Some of Petersen’s students work at Freddy’s Famous Grille at Atwater High School. It’s a small restaurant where staff members are served food such as breakfast items.

Robert Nunes also teaches in the transition program at Atwater. He has been involved with the program for five years and is writing his master’s thesis on 18- to 22-year-olds involved in the program.

Nunes said his students struggle with daily living as well as learning job skills. He recently took some of his students on a field trip to a restaurant and was surprised to learn most of them had never seen a menu before.

“We want to get them independent, having the light go off,” Nunes said. “We are teaching skills they can use for the rest of their lives.”

Wells said the transition teachers work on students’ mobility, building social skills and job training opportunities.

Transition program students learn how to use public transportation to get to and from jobs and their classes. Higher-functioning students are sometimes referred to Merced College’s disabled-services program after they reach 22 years of age.

Sylvia said he is always looking for community-based operations where students can learn job skills. He is seeking a donated home where students can be taught basic day-to-day living skills a real-world environment.

The teachers shared stories about some of their students’ successes:

• Nunes said he has been working with a high-functioning 21-year-old woman with a learning disability who was able to get a driver’s license and has worked in several retail settings.
• Petersen said an 18-year-old boy in her classes could not speak at all.
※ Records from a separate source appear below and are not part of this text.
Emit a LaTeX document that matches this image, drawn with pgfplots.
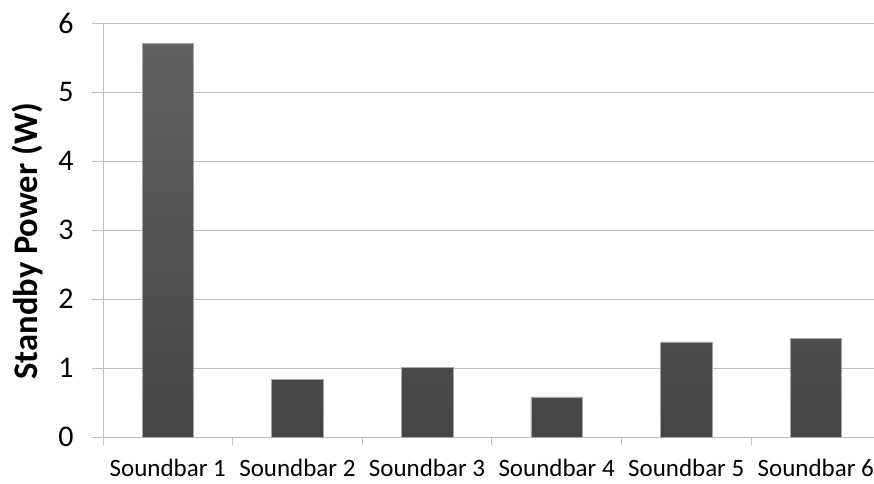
\documentclass[border=0pt]{standalone}
\usepackage{pgfplots}
\pgfplotsset{compat=1.18}
\usepackage{fontspec}
\setmainfont{Carlito}
\definecolor{gridgray}{HTML}{BFBFBF}
\definecolor{bartop}{HTML}{626262}
\definecolor{barbot}{HTML}{454545}
\begin{document}
\begin{tikzpicture}
\begin{axis}[
  at={(103pt,46pt)}, anchor=south west,
  scale only axis, width=771pt, height=414pt,
  xmin=-0.5, xmax=5.449, ymin=0, ymax=6,
  ybar, bar width=51.6pt,
  axis x line=bottom, axis y line=left,
  axis line style={-, draw=gridgray, line width=1pt},
  xtick={0,1,2,3,4,5},
  xticklabels={Soundbar 1,Soundbar 2,Soundbar 3,Soundbar 4,Soundbar 5,Soundbar 6},
  major x tick style={draw=none},
  minor xtick={-0.5,0.5,1.5,2.5,3.5,4.5},
  minor x tick style={draw=gridgray, line width=1pt},
  minor tick length=8pt,
  ytick={0,1,2,3,4,5,6},
  yticklabels={0,1,2,3,4,5,6},
  major y tick style={draw=gridgray, line width=1pt},
  major tick length=11pt,
  tick align=outside,
  ymajorgrids, grid style={draw=gridgray, line width=1pt},
  /pgf/number format/assume math mode=true,
  x tick label style={font=\fontsize{25}{28}\selectfont, text=black, yshift=-8pt},
  y tick label style={font=\fontsize{30}{32}\selectfont, text=black, xshift=-15pt},
  ylabel={\textbf{Standby Power (W)}},
  ylabel style={font=\fontsize{34.5}{38}\selectfont, at={(axis description cs:-0.0986,0.473)}, anchor=center},
  clip=false,
]
\addplot[draw=gray!70, line width=0.5pt, top color=bartop, bottom color=barbot]
  coordinates {(0,5.70) (1,0.83) (2,1.01) (3,0.58) (4,1.38) (5,1.43)};
\end{axis}
\pgfresetboundingbox
\useasboundingbox (0,0) rectangle (874pt,483pt);
\end{tikzpicture}
\end{document}
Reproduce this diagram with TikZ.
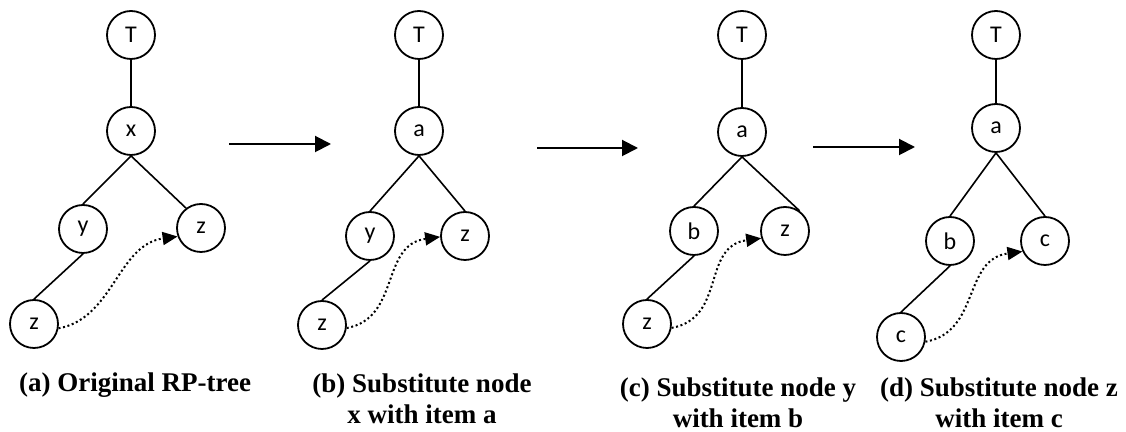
\documentclass[tikz,border=0pt]{standalone}
\usepackage{fontspec}
\setmainfont{Liberation Serif}
\newfontfamily\vertfont{Carlito}
\usetikzlibrary{arrows.meta}

\begin{document}
\begin{tikzpicture}[x=0.5pt,y=-0.5pt,
  vert/.style={circle,draw,line width=0.9pt,minimum size=24pt,inner sep=0pt,font=\vertfont\fontsize{12}{14}\selectfont},
  link/.style={line width=0.8pt},
  subst/.style={line width=1pt,dash pattern=on 1pt off 1.3pt,-{Triangle[length=7.5pt,width=6.5pt]}},
  stage/.style={line width=1pt,-{Triangle[length=8pt,width=8pt]}},
  capt/.style={font=\bfseries\fontsize{13.5}{15.5}\selectfont,align=center}]
\useasboundingbox (0,0) rectangle (1126,432);
\node[vert] (Ta) at (131,35) {T};
\node[vert] (xa) at (131,131) {x};
\node[vert] (ya) at (83,229) {y};
\node[vert] (za) at (201,228) {z};
\node[vert] (zza) at (34,324) {z};
\draw[link] (Ta) -- (xa);
\draw[link] (xa.south) -- (ya.north);
\draw[link] (xa.south) -- (za.127);
\draw[link] (ya.south) -- (zza.north);
\draw[subst] (zza.350) .. controls +(55,-10) and +(-60,8) .. (za.200);
\node[vert] (Tb) at (419,35) {T};
\node[vert] (ab) at (419,131) {a};
\node[vert] (yb) at (370,236) {y};
\node[vert] (zb) at (465,236) {z};
\node[vert] (zzb) at (322,325) {z};
\draw[link] (Tb) -- (ab);
\draw[link] (ab.south) -- (yb.north);
\draw[link] (ab.south) -- (zb.north);
\draw[link] (yb.south) -- (zzb.north);
\draw[subst] (zzb.353) .. controls +(54,-10) and +(-60,8) .. (zb.182);
\node[vert] (Tc) at (742,35) {T};
\node[vert] (ac) at (742,132) {a};
\node[vert] (bc) at (694,231) {b};
\node[vert] (zc) at (785,231) {z};
\node[vert] (zzc) at (647,324) {z};
\draw[link] (Tc) -- (ac);
\draw[link] (ac.south) -- (bc.north);
\draw[link] (ac.south) -- (zc.54);
\draw[link] (bc.south) -- (zzc.north);
\draw[subst] (zzc.351) .. controls +(55,-10) and +(-60,8) .. (zc.197);
\node[vert] (Td) at (996,35) {T};
\node[vert] (ad) at (996,128) {a};
\node[vert] (bd) at (950,241) {b};
\node[vert] (cd) at (1045,241) {c};
\node[vert] (ccd) at (901,337) {c};
\draw[link] (Td) -- (ad);
\draw[link] (ad.south) -- (bd.north);
\draw[link] (ad.south) -- (cd.north);
\draw[link] (bd.south) -- (ccd.north);
\draw[subst] (ccd.349) .. controls +(55,-10) and +(-60,8) .. (cd.205);
\coordinate (s1) at (229,144);
\coordinate (e1) at (331,144);
\coordinate (s2) at (537,148);
\coordinate (e2) at (638,148);
\coordinate (s3) at (813,147);
\coordinate (e3) at (915,147);
\draw[stage] (s1) -- (e1);
\draw[stage] (s2) -- (e2);
\draw[stage] (s3) -- (e3);
\node[capt] (capa) at (135,385) {(a) Original RP-tree};
\node[capt] (capb) at (422,399) {(b) Substitute node\\x with item a};
\node[capt] (capc) at (738,403) {(c) Substitute node y\\with item b};
\node[capt] (capd) at (999,403) {(d) Substitute node z\\with item c};
\end{tikzpicture}
\end{document}
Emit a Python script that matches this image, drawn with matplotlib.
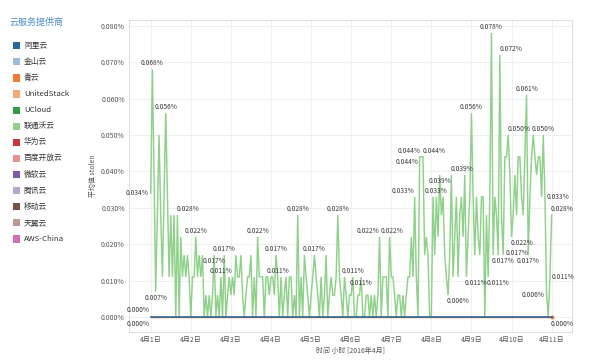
import matplotlib
matplotlib.use("Agg")
import matplotlib.pyplot as plt
from matplotlib.patches import Rectangle
import numpy as np

plt.rcParams['font.family'] = ['Noto Sans CJK SC', 'DejaVu Sans']

# ---------------- data ----------------
providers = ['阿里云', '金山云', '青云', 'UnitedStack', 'UCloud', '联通沃云', '华为云',
             '百度开放云', '微软云', '腾讯云', '移动云', '天翼云', 'AWS-China']
provider_colors = ['#2b6699', '#9dbcdc', '#f07b34', '#f5aa78', '#389a46', '#8fd18a', '#c9383b',
                   '#ef8e8e', '#7b5ba6', '#baa7d0', '#7b4f45', '#bf9891', '#d070b0']

day_labels = ['4月1日', '4月2日', '4月3日', '4月4日', '4月5日', '4月6日',
              '4月7日', '4月8日', '4月9日', '4月10日', '4月11日']
y_ticks = [0.000, 0.010, 0.020, 0.030, 0.040, 0.050, 0.060, 0.070, 0.080]

# 联通沃云 hourly average stolen (%), 4/1 00:00 .. 4/11 00:00
unicom = [
    0.034, 0.068, 0.039, 0.007, 0.028, 0.050, 0.028, 0.011, 0.033, 0.056, 0.033, 0.011,
    0.028, 0.011, 0.028, 0.000, 0.028, 0.000, 0.022, 0.011, 0.017, 0.011, 0.017, 0.011,
    0.000, 0.011, 0.011, 0.022, 0.011, 0.017, 0.011, 0.017, 0.000, 0.006, 0.000, 0.006,
    0.000, 0.006, 0.017, 0.000, 0.006, 0.000, 0.011, 0.000, 0.017, 0.000, 0.006, 0.011,
    0.006, 0.011, 0.006, 0.017, 0.011, 0.011, 0.017, 0.006, 0.000, 0.006, 0.011, 0.011,
    0.017, 0.000, 0.011, 0.000, 0.022, 0.011, 0.011, 0.011, 0.000, 0.011, 0.011, 0.006,
    0.011, 0.011, 0.006, 0.017, 0.011, 0.000, 0.011, 0.000, 0.006, 0.011, 0.000, 0.011,
    0.011, 0.000, 0.006, 0.000, 0.028, 0.000, 0.011, 0.000, 0.017, 0.011, 0.006, 0.000,
    0.006, 0.011, 0.017, 0.011, 0.006, 0.000, 0.011, 0.000, 0.006, 0.017, 0.000, 0.006,
    0.011, 0.006, 0.006, 0.011, 0.028, 0.011, 0.006, 0.000, 0.011, 0.006, 0.000, 0.006,
    0.006, 0.011, 0.000, 0.000, 0.006, 0.006, 0.011, 0.000, 0.000, 0.006, 0.006, 0.000,
    0.006, 0.000, 0.006, 0.000, 0.006, 0.022, 0.000, 0.011, 0.011, 0.011, 0.000, 0.022,
    0.011, 0.011, 0.006, 0.000, 0.006, 0.006, 0.000, 0.006, 0.000, 0.006, 0.011, 0.011,
    0.022, 0.011, 0.033, 0.011, 0.000, 0.044, 0.044, 0.044, 0.017, 0.022, 0.017, 0.000,
    0.000, 0.033, 0.017, 0.033, 0.022, 0.039, 0.028, 0.033, 0.017, 0.011, 0.006, 0.017,
    0.039, 0.011, 0.022, 0.033, 0.011, 0.028, 0.033, 0.022, 0.039, 0.011, 0.022, 0.033,
    0.056, 0.033, 0.017, 0.033, 0.022, 0.017, 0.033, 0.033, 0.000, 0.028, 0.011, 0.033,
    0.078, 0.017, 0.033, 0.028, 0.017, 0.072, 0.028, 0.017, 0.044, 0.044, 0.050, 0.039,
    0.022, 0.028, 0.039, 0.028, 0.044, 0.044, 0.033, 0.028, 0.044, 0.061, 0.017, 0.033,
    0.044, 0.050, 0.044, 0.039, 0.044, 0.044, 0.033, 0.050, 0.033, 0.006, 0.000, 0.011,
    0.028,
]
aliyun = [0.000] * len(unicom)
qingcloud = [0.000] * len(unicom)

# labelled points of 联通沃云 (hour index, placement)
unicom_labels = [
    (0, 'l'), (1, 'a'), (3, 'b'), (9, 'a'), (16, 'ar'), (27, 'a'), (38, 'b'), (42, 'a'),
    (44, 'a'), (64, 'a'), (75, 'a'), (76, 'a'), (88, 'a'), (98, 'a'), (112, 'a'),
    (121, 'a'), (126, 'b'), (137, 'al'), (143, 'a+'), (158, 'al'), (161, 'bl'), (162, 'al'),
    (163, 'ar'), (171, 'a'), (173, 'b'), (178, 'br'), (180, 'ar'), (189, 'br'), (192, 'a'),
    (202, 'br'), (204, 'a'), (205, 'br'), (209, 'ar'), (211, 'r+'), (214, 'ar'), (216, 'br'),
    (225, 'a'), (226, 'b'), (235, 'a'), (236, 'r'), (237, 'l'), (239, 'r'), (240, 'ar'),
]

# ---------------- figure ----------------
W, H = 600, 360
fig = plt.figure(figsize=(W / 100, H / 100), dpi=100)
ax = fig.add_axes([129 / W, 1 - 332 / H, (572 - 129) / W, (332 - 20) / H])

hours = np.arange(len(unicom))

ax.plot(hours, qingcloud, color=provider_colors[2], lw=1.0, zorder=2)
ax.plot(hours[-1:], qingcloud[-1:], 'o', color=provider_colors[2], ms=1.8, zorder=2)
ax.plot(hours, unicom, color=provider_colors[5], lw=1.05, zorder=3, solid_joinstyle='miter')
ax.plot(hours, aliyun, color=provider_colors[0], lw=1.2, zorder=4)

place = {
    'a': ((0, 1.5), 'center', 'bottom'),
    'a+': ((2, 1.5), 'center', 'bottom'),
    'b': ((0, -1.5), 'center', 'top'),
    'l': ((-1.5, 0), 'right', 'center'),
    'r': ((1.5, 0), 'left', 'center'),
    'r+': ((1.5, 1.2), 'left', 'center'),
    'al': ((-0.3, 1.5), 'right', 'bottom'),
    'ar': ((-0.5, 1.5), 'left', 'bottom'),
    'br': ((-1, -1.5), 'left', 'top'),
    'bl': ((-1, -1.2), 'right', 'top'),
}
lab_kw = dict(fontsize=4.8, color='#3a3a3a', textcoords='offset points', zorder=5)
for i, p in unicom_labels:
    off, ha, va = place[p]
    ax.annotate(f'{unicom[i]:.3f}%', (hours[i], unicom[i]), xytext=off, ha=ha, va=va, **lab_kw)

# zero-series end labels
ax.annotate(f'{aliyun[0]:.3f}%', (hours[0], aliyun[0]), xytext=(-0.5, 2), ha='right', va='bottom', **lab_kw)
ax.annotate(f'{qingcloud[0]:.3f}%', (hours[0], qingcloud[0]), xytext=(-0.5, -2), ha='right', va='top', **lab_kw)
ax.annotate(f'{aliyun[-1]:.3f}%', (hours[-1], aliyun[-1]), xytext=(-1, -2), ha='left', va='top', **lab_kw)

# axes styling
ax.set_xlim(-13, 252.2)
ax.set_ylim(-0.00412, 0.08157)
ax.set_xticks(np.arange(len(day_labels)) * 24)
ax.set_xticklabels(day_labels)
ax.set_yticks(y_ticks)
ax.set_yticklabels([f'{v:.3f}%' for v in y_ticks])
ax.tick_params(length=0, labelsize=5, labelcolor='#555555')
ax.tick_params(axis='x', pad=3)
ax.tick_params(axis='y', pad=3)
ax.grid(True, color='#ececec', lw=0.6)
ax.set_axisbelow(True)
for s in ax.spines.values():
    s.set_color('#dcdcdc')
    s.set_linewidth(0.7)
ax.set_xlabel('时间 小时 [2016年4月]', fontsize=5, color='#555555', labelpad=2)
ax.set_ylabel('平均值 stolen', fontsize=5, color='#555555', labelpad=3)

# legend
fig.text(10 / W, 1 - 22 / H, '云服务提供商', fontsize=6.5, color='#4a8cc8', va='center', ha='left')
for k, (name, col) in enumerate(zip(providers, provider_colors)):
    yc = 45.7 + k * 16.1
    fig.add_artist(Rectangle((12.5 / W, 1 - (yc + 3.6) / H), 7.2 / W, 7.2 / H,
                             transform=fig.transFigure, facecolor=col, edgecolor='none'))
    fig.text(24 / W, 1 - yc / H, name, fontsize=5.6, color='#333333', va='center', ha='left')

fig.savefig('out.png', dpi=100)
Now he knows about 25 words and is starting to build friendships. He works in a student store at Atwater High, is able to count change, has learned to make sandwiches and shop for the food items he needs.
• Wells said a 21-year-old man who has been in the program for three years initially was very socially challenged. He has since learned social skills, rides the bus to and from school, and now is well-liked by his peers.
• Strong said a boy in his second year of the program originally had a hard time socializing and had lots of conflicts. Now he rides the bus to school and to work. He is doing much better socially and appears very happy.

Tammie Calzadillas, the district’s assistant superintendent for educational services, said the district has the same educational obligation to older students as they do to other high schoolers.

“I feel it is the right thing to do, and we will continue to refine and improve our instructional program for students up to age 22 in the same manner as we have for our mainstream students,” Calzadillas said.

“We are a district that lives in a continuous improvement cycle and all students, older adults included, are the beneficiaries of our commitment to continually improving our craft,” she said.